■ **AIM OF THE TASK**: Look through the data below and output, unchanged, every line from the one holding "Rebuild this chart" through the one holding "from matplotlib.ticker import FuncFormatter", inclusive. Skip the pictures.

■ **RAW DATA**:
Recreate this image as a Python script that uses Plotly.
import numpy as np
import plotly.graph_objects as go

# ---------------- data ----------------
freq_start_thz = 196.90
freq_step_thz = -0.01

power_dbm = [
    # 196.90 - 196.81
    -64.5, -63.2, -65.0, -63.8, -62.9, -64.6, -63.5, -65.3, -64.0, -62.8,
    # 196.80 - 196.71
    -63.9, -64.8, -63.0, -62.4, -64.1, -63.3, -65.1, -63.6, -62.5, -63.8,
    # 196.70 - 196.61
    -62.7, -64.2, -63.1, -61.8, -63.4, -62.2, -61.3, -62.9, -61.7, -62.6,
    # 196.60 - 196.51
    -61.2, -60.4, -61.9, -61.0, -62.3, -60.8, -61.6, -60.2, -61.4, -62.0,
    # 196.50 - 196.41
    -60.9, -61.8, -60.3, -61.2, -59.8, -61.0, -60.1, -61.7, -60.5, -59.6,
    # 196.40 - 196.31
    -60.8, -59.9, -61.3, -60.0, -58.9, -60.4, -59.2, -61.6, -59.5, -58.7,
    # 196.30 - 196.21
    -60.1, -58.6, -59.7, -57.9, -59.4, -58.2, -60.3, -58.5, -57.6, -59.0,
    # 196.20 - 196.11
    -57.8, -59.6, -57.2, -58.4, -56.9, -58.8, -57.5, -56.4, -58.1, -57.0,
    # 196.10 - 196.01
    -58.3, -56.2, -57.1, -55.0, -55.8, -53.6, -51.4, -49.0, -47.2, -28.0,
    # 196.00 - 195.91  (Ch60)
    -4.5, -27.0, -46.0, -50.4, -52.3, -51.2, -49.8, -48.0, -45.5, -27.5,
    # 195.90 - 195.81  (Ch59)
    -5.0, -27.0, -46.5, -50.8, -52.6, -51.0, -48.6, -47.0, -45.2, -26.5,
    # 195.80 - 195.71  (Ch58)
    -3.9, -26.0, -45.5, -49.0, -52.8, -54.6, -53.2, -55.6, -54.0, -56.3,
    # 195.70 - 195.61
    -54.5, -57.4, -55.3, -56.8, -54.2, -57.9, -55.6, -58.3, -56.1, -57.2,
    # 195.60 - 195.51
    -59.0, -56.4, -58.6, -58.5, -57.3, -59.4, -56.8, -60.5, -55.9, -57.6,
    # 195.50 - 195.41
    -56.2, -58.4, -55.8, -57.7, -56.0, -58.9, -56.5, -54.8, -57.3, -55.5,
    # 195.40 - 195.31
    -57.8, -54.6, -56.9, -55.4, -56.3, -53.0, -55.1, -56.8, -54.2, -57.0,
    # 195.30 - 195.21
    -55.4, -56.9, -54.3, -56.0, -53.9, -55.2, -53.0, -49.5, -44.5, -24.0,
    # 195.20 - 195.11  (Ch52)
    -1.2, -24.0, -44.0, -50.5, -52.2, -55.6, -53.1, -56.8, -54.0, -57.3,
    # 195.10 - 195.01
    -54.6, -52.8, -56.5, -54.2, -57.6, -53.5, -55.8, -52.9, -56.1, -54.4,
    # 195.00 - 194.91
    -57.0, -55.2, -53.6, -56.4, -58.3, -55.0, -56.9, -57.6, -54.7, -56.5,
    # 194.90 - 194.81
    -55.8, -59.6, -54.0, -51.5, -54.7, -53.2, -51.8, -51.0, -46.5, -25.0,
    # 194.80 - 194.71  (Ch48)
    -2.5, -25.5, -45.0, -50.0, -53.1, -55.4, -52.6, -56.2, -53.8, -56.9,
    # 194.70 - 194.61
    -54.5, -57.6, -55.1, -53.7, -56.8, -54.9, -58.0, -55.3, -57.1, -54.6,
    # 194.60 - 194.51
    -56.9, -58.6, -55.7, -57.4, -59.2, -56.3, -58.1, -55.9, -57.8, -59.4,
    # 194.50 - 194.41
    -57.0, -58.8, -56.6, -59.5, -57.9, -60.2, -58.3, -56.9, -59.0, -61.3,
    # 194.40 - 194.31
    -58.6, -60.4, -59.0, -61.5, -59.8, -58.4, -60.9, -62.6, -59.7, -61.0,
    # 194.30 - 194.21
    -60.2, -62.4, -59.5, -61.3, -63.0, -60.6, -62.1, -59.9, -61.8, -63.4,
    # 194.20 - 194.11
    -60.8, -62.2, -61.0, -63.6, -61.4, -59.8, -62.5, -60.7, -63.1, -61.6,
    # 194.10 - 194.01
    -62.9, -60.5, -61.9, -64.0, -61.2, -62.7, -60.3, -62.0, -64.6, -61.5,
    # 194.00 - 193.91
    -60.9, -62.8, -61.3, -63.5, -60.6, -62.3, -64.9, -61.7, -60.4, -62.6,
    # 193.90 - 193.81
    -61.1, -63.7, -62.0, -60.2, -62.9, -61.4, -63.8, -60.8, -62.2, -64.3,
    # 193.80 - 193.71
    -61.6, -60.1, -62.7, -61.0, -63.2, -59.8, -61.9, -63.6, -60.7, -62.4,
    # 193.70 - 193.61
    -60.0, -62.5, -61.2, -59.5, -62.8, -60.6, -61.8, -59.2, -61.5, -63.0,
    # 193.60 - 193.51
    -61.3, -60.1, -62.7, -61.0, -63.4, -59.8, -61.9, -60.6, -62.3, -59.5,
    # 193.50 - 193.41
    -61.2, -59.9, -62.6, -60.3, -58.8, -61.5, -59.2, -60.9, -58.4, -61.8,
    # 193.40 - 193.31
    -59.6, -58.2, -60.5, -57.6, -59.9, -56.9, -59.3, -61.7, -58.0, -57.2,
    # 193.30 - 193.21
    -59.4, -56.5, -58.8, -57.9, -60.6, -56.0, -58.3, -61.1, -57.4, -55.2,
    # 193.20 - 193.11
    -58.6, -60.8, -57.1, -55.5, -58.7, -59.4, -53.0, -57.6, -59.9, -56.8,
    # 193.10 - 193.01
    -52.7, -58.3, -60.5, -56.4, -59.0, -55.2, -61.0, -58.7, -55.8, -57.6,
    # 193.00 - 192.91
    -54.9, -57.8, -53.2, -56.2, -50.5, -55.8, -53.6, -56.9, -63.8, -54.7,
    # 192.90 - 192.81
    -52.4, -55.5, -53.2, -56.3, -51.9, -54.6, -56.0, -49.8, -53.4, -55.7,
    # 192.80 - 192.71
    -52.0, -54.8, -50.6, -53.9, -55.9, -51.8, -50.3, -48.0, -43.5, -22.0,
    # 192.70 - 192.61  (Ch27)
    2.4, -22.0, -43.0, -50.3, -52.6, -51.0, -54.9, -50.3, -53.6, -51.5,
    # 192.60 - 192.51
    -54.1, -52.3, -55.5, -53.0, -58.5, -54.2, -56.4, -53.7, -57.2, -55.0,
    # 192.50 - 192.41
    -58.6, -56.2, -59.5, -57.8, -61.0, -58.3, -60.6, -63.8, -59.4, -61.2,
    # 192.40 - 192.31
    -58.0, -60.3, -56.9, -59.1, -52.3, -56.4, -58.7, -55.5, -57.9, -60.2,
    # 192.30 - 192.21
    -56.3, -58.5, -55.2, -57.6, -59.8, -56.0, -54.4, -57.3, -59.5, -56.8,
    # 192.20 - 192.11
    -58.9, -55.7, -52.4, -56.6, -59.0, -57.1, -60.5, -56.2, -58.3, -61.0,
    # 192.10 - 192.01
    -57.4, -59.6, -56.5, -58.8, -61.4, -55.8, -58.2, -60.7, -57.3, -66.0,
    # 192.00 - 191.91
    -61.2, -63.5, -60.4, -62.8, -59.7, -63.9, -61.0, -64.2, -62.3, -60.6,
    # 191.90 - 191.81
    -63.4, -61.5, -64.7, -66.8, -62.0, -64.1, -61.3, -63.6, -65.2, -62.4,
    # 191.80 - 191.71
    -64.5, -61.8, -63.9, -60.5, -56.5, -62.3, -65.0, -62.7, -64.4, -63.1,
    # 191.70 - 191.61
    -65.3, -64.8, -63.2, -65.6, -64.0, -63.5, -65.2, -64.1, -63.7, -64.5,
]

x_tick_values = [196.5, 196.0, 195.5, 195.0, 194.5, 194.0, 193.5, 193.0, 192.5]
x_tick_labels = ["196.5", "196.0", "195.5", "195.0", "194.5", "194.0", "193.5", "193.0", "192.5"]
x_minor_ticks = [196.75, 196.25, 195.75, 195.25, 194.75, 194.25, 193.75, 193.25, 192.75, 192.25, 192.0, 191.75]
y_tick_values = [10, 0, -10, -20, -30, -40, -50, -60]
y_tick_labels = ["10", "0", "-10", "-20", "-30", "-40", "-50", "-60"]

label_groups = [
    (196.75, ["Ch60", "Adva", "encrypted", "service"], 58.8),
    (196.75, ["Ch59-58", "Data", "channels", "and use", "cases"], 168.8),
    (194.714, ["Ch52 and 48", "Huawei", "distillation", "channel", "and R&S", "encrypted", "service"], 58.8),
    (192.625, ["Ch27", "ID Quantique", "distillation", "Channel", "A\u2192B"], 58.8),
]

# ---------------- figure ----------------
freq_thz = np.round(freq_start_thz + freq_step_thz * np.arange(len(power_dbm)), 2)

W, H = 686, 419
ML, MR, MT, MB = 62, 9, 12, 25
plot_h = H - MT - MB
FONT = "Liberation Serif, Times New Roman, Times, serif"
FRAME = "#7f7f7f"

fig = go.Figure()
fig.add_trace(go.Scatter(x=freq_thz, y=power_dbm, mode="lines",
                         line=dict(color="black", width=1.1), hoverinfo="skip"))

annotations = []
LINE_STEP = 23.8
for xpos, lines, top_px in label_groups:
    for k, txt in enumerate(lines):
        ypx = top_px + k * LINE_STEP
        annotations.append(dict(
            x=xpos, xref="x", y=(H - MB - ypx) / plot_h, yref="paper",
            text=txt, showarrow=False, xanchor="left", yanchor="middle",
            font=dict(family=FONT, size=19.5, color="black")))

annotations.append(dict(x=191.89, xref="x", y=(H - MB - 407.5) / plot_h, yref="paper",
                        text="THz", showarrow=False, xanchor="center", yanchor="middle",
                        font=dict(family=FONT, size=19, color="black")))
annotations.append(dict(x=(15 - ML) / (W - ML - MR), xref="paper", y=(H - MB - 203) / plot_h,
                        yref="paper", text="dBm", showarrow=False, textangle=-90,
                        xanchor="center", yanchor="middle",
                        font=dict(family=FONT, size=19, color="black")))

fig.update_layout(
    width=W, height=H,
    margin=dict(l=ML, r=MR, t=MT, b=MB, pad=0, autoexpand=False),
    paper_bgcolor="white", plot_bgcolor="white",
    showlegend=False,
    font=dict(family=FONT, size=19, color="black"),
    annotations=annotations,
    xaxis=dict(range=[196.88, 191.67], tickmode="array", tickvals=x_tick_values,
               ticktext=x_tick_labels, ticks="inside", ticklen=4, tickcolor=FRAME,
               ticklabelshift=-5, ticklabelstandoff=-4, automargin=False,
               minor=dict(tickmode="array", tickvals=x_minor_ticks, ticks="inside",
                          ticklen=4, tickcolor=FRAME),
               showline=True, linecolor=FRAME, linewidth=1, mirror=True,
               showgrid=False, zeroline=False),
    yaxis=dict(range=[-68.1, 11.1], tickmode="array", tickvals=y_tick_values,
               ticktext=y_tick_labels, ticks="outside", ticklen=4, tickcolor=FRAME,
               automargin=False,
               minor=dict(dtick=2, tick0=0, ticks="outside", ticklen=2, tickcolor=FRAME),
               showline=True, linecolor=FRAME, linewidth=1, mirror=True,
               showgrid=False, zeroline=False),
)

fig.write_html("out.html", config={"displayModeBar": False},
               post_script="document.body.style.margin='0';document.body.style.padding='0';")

==

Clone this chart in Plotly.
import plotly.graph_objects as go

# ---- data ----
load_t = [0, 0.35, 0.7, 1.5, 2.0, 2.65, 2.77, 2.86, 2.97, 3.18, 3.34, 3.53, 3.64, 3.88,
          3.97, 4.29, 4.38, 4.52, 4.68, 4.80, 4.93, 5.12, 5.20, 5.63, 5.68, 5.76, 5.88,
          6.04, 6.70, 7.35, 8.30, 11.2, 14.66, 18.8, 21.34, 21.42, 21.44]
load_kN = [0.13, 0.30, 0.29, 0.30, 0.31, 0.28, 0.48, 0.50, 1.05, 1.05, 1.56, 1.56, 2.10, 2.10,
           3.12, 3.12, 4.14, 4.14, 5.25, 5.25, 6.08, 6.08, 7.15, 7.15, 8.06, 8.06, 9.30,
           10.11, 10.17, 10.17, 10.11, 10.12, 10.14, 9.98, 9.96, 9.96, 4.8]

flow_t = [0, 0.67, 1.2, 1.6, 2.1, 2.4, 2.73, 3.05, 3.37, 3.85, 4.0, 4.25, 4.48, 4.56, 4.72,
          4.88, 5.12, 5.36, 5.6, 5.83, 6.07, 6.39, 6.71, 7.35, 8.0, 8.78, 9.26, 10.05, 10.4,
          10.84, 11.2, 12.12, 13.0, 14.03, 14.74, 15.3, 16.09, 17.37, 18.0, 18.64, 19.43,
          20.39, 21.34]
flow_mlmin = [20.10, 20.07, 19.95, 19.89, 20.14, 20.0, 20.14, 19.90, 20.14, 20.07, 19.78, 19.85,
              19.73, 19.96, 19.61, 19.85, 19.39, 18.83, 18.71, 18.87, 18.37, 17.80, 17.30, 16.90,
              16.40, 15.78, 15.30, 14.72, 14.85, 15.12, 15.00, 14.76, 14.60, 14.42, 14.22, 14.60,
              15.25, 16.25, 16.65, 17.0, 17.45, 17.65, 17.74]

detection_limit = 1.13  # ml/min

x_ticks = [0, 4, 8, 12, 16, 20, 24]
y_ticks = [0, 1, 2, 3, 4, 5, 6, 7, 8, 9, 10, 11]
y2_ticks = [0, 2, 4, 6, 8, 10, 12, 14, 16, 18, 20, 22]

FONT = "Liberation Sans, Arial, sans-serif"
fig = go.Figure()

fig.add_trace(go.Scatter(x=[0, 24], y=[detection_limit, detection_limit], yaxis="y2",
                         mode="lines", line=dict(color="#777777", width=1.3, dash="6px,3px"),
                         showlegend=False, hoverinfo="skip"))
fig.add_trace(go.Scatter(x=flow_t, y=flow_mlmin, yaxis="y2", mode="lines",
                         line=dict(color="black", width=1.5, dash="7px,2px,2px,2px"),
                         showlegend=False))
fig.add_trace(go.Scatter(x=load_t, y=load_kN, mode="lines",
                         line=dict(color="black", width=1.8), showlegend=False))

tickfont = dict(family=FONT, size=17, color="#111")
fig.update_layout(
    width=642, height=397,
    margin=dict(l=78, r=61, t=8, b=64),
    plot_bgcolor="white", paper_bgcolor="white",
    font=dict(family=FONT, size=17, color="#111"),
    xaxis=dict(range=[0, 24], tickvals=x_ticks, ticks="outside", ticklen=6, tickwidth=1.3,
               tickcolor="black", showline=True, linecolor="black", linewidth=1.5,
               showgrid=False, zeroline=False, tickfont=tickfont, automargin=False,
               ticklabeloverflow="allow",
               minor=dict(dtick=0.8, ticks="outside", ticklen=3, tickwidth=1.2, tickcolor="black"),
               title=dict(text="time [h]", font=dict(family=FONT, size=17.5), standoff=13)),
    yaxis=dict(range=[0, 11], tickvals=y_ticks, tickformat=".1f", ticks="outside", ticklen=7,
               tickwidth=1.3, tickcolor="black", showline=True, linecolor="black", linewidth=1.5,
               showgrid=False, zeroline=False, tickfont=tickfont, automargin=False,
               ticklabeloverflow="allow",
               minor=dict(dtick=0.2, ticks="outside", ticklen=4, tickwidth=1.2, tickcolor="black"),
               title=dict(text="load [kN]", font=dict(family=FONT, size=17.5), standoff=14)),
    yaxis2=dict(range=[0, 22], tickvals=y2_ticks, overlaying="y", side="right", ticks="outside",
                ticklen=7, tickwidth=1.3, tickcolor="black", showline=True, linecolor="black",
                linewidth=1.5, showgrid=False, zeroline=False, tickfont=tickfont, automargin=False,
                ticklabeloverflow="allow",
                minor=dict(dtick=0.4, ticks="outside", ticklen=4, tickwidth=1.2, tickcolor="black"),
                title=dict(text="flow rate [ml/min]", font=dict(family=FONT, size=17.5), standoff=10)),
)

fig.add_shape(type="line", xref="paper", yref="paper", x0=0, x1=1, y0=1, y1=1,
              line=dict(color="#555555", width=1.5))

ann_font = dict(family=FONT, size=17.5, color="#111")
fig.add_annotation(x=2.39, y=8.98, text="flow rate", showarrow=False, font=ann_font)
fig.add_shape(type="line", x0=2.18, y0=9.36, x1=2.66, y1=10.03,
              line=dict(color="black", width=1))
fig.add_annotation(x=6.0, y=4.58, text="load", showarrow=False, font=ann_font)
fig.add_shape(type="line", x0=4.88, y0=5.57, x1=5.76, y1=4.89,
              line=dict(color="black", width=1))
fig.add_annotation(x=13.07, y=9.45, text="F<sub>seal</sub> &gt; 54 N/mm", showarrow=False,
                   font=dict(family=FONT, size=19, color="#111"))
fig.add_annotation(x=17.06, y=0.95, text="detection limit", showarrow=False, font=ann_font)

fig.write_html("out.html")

* * *

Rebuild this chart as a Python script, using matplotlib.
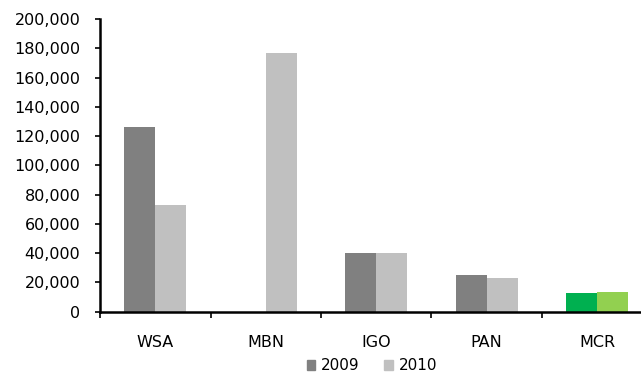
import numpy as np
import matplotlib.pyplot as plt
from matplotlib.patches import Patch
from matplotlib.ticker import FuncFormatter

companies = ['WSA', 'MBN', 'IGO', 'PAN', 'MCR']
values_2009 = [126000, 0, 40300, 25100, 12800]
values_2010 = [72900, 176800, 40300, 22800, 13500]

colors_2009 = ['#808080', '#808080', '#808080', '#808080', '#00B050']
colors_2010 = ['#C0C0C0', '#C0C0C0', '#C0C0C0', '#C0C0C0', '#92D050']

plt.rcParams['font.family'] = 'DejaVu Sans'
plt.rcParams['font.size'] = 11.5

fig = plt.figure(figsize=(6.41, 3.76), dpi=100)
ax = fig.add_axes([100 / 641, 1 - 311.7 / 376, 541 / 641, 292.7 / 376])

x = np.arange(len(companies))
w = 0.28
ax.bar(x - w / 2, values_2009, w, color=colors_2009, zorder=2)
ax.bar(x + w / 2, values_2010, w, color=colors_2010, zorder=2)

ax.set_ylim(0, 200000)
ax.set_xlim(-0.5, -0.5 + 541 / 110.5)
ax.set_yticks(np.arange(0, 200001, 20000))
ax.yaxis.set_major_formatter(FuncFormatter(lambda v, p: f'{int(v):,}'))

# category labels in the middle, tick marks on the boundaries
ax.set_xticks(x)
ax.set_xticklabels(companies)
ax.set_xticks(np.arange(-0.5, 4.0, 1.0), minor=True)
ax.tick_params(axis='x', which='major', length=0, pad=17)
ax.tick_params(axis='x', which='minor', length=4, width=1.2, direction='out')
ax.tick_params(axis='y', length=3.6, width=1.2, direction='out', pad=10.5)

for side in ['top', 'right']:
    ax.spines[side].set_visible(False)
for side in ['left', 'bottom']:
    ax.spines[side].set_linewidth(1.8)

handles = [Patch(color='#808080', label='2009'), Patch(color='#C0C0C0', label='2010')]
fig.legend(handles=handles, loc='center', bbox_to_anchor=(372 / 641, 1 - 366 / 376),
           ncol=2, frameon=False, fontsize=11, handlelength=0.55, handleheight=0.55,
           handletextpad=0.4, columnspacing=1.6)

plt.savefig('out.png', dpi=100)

■ **TASK RESPONSE**:
Rebuild this chart as a Python script, using matplotlib.
import numpy as np
import matplotlib.pyplot as plt
from matplotlib.patches import Patch
from matplotlib.ticker import FuncFormatter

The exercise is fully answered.